WASHINGTON–Fannie Mae and Freddie Mac are dropping a fee on mortgage refinances that was instituted during the coronavirus pandemic, which will lower the cost for borrowing, according to the Federal Housing Finance Agency (FHFA).
CUNA expressed support for the decision to eliminate the "Adverse Market Refinance Fee," while separately announcing opposition to a new bill it said would reduce credit from reputable lenders.
Fannie and Freddie have been charging lenders a 50 basis-point fee for all loans that were delivered to the two giant secondary market players. When it was introduced, to much opposition, the FHFA said the fee was designed to cover losses projected as a result of the pandemic.
But those losses have for the most part not materialized. At the peak of the economic shutdown, roughly 5% of Fannie and Freddie borrowers were in mortgage forbearance programs. As of July 13, that share had fallen to 2.1%, according to Black Knight data cited by CNBC.
In total, 1.86 million borrowers remain in COVID-related forbearance plans, making up 3.5% of all active mortgages. For FHA/VA, the share is 6.2% and for private label and bank portfolio loans the share is 4.0%.
"The COVID-19 pandemic financially exacerbated America's affordable housing crisis. Eliminating the Adverse Market Refinance Fee will help families take advantage of the low-rate environment to save more money," acting Federal Housing Finance Agency Director Sandra Thompson said in a statement. "Today's action furthers FHFA's priority of supporting affordable housing while simultaneously protecting the safety and soundness of the Enterprises."
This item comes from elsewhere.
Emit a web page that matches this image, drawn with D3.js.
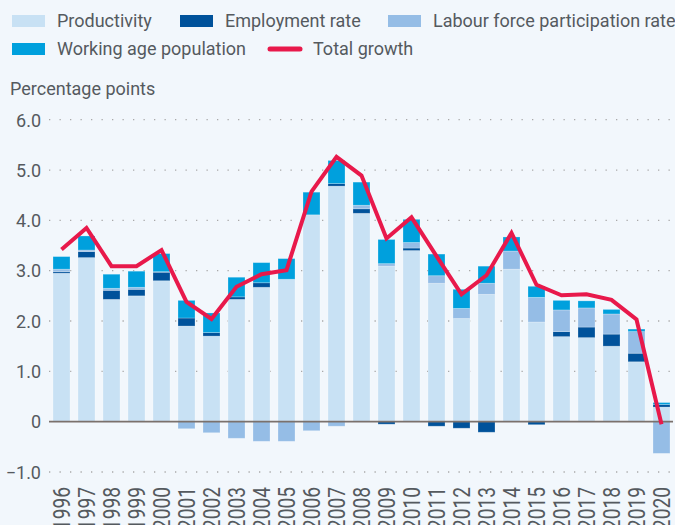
<!DOCTYPE html>
<html>
<head>
<meta charset="utf-8">
<script src="https://cdn.jsdelivr.net/npm/d3@7"></script>
<style>
  body { margin: 0; background: #f2f7fc; }
  text { font-family: Roboto, "Noto Sans", sans-serif; fill: #555a5f; }
</style>
</head>
<body>
<div id="chart"></div>
<script>
// years on the x axis
var years = ["1996","1997","1998","1999","2000","2001","2002","2003","2004","2005","2006","2007",
             "2008","2009","2010","2011","2012","2013","2014","2015","2016","2017","2018","2019","2020"];

// contributions, percentage points
var productivity = [2.95,3.26,2.43,2.50,2.80,1.90,1.70,2.43,2.67,2.83,4.11,4.68,4.14,3.09,3.40,2.75,2.05,2.53,3.03,1.98,1.69,1.67,1.50,1.19,0.29];
var employment   = [0.03,0.12,0.18,0.13,0.17,0.16,0.07,0.05,0.09,0.00,0.00,0.05,0.09,-0.05,0.05,-0.09,-0.13,-0.21,0.00,-0.06,0.10,0.21,0.24,0.17,0.05];
var participation = [0.05,0.03,0.04,0.04,0.01,-0.14,-0.22,-0.33,-0.39,-0.39,-0.18,-0.09,0.07,0.05,0.11,0.15,0.20,0.22,0.36,0.49,0.43,0.38,0.40,0.43,-0.63];
var workingAge   = [0.25,0.28,0.28,0.32,0.36,0.35,0.39,0.39,0.40,0.41,0.45,0.46,0.46,0.48,0.46,0.43,0.38,0.34,0.28,0.22,0.19,0.14,0.09,0.05,0.04];
var totalGrowth  = [3.42,3.85,3.09,3.09,3.41,2.38,2.04,2.68,2.93,3.01,4.57,5.26,4.89,3.64,4.06,3.29,2.53,2.91,3.75,2.72,2.51,2.53,2.42,2.03,-0.05];

var yTicks = [-1, 0, 1, 2, 3, 4, 5, 6];

var keys = ["productivity", "employment", "participation", "workingAge"];
var labels = {productivity: "Productivity", employment: "Employment rate",
              participation: "Labour force participation rate", workingAge: "Working age population"};
var colors = {productivity: "#c8e1f4", employment: "#00529b", participation: "#95bde6", workingAge: "#00a0dd"};
var red = "#e8194b";

var width = 675, height = 525;

var svg = d3.select("#chart")
  .append("svg")
    .attr("width", width)
    .attr("height", height);

// table for the stack
var table = years.map(function(y, i) {
  return {year: y, productivity: productivity[i], employment: employment[i],
          participation: participation[i], workingAge: workingAge[i]};
});

var x = d3.scaleBand()
  .domain(years)
  .range([49, 674])
  .paddingInner(0.32)
  .paddingOuter(0.16);

var y = d3.scaleLinear()
  .domain([-1, 6])
  .range([472, 119.7]);

// dotted gridlines
svg.append("g")
  .selectAll("line")
  .data(yTicks.filter(function(d) { return d !== 0; }))
  .enter()
  .append("line")
    .attr("x1", 49)
    .attr("x2", 675)
    .attr("y1", function(d) { return y(d); })
    .attr("y2", function(d) { return y(d); })
    .attr("stroke", "#a9a9a9")
    .attr("stroke-width", 1.3)
    .attr("stroke-dasharray", "1.3,9.2");

// y axis labels
var yAxis = svg.append("g")
  .attr("transform", "translate(41,0)")
  .call(d3.axisLeft(y).tickValues(yTicks).tickSize(0).tickPadding(0)
    .tickFormat(function(d) { return d === 0 ? "0" : d3.format(".1f")(d); }));
yAxis.select(".domain").remove();
yAxis.selectAll("text")
  .style("font-size", "18px")
  .style("font-family", "Roboto, sans-serif")
  .attr("fill", "#555a5f")
  .attr("dy", "0.35em");

// stacked bars
var series = d3.stack()
  .keys(keys)
  .offset(d3.stackOffsetDiverging)(table);

svg.append("g")
  .selectAll("g")
  .data(series)
  .enter()
  .append("g")
    .attr("fill", function(d) { return colors[d.key]; })
  .selectAll("rect")
  .data(function(d) { return d; })
  .enter()
  .append("rect")
    .attr("x", function(d) { return x(d.data.year); })
    .attr("width", x.bandwidth())
    .attr("y", function(d) { return y(Math.max(d[0], d[1])); })
    .attr("height", function(d) { return Math.abs(y(d[0]) - y(d[1])); })
    .attr("stroke", "#ffffff")
    .attr("stroke-opacity", 0.3)
    .attr("stroke-width", 0.8);

// zero line
svg.append("line")
  .attr("x1", 49)
  .attr("x2", 673)
  .attr("y1", y(0))
  .attr("y2", y(0))
  .attr("stroke", "#7b716c")
  .attr("stroke-width", 1.6);

// total growth line
var line = d3.line()
  .x(function(d, i) { return x(years[i]) + x.bandwidth() / 2; })
  .y(function(d) { return y(d); });

svg.append("path")
  .datum(totalGrowth)
  .attr("d", line)
  .attr("fill", "none")
  .attr("stroke", red)
  .attr("stroke-width", 4)
  .attr("stroke-linejoin", "miter");

// x axis labels, rotated and narrowed (condensed look)
svg.append("g")
  .selectAll("text")
  .data(years)
  .enter()
  .append("text")
    .attr("transform", function(d) {
      return "translate(" + (x(d) + x.bandwidth() / 2) + ",487)rotate(-90)scale(0.8,1)";
    })
    .attr("text-anchor", "end")
    .attr("dy", "0.36em")
    .style("font-size", "24px")
    .text(function(d) { return d; });

// axis title
svg.append("text")
  .attr("x", 10)
  .attr("y", 95)
  .style("font-size", "18px")
  .text("Percentage points");

// legend
var legendItems = [
  {key: "productivity", x: 12, y: 21},
  {key: "employment", x: 180, y: 21},
  {key: "participation", x: 388, y: 21},
  {key: "workingAge", x: 12, y: 49}
];

var legend = svg.append("g");
legendItems.forEach(function(item) {
  legend.append("rect")
    .attr("x", item.x)
    .attr("y", item.y - 6)
    .attr("width", 33)
    .attr("height", 12)
    .attr("fill", colors[item.key]);
  legend.append("text")
    .attr("x", item.x + 45)
    .attr("y", item.y)
    .attr("dy", "0.35em")
    .style("font-size", "18px")
    .text(labels[item.key]);
});

legend.append("line")
  .attr("x1", 270)
  .attr("x2", 300)
  .attr("y1", 49)
  .attr("y2", 49)
  .attr("stroke", red)
  .attr("stroke-width", 5)
  .attr("stroke-linecap", "round");
legend.append("text")
  .attr("x", 313)
  .attr("y", 49)
  .attr("dy", "0.35em")
  .style("font-size", "18px")
  .text("Total growth");
</script>
</body>
</html>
Greg McBride, chief financial analyst for Bankrate.com, said in a statement the fee typically resulted in an increase of one-eighth percentage point in rate, which added $20 per month to payments on a $300,000 loan."
CUNA Response
“CUNA has strongly opposed the adverse market fee since it was announced, and we appreciate Acting Director Thompson for listening to our concerns and rescinding the fee,” said CUNA President/CEO Jim Nussle. “This is an appropriate action given the strength of the current housing market, and the lower the cost of refinancing for credit union members.”
CUNA Opposition
Separately, CUNA said it opposes a new bill that would cap fees and interest for all consumer loans at a 36% “all-in” annual percentage rate (APR).
The cap would apply to all open-end and closed-end consumer credit transactions, including payday loans, car title loans, overdraft loans, credit cards, car loans, mortgages, and refund anticipation loans. The 36% APR is the same limit currently in place under the Military Lending Act.
“Credit unions have seen firsthand the financial harm caused by high cost loans, which is why CUNA and leagues have supported efforts to end ‘rent-a-bank’ loopholes, called on the CFPB to focus its Payday Rule on high-interest lenders, and have encouraged the effective enforcement of state and federal law,” Nussle said. “However, the establishment of a national all-in rate cap applicable to all creditors is an unproven one-size-fits-all policy, the consequences of which will likely include reduced access to credit from reputable lenders.”
Senate Banking Chair Sees ‘Next Step’
Sen. Sherrod Brown (D-OH), who chairs the Senate Banking Committee, has long made a priority of legislation that would set a national cap on how much lenders can charge in interest. Earlier, after successfully repealing the so called “true-lender” rule, Brown told Reuters, "The next step is going to be putting a national cap on interest rates. This is a continued fight."
The rate cap bill is expected to be opposed by Senate Republicans.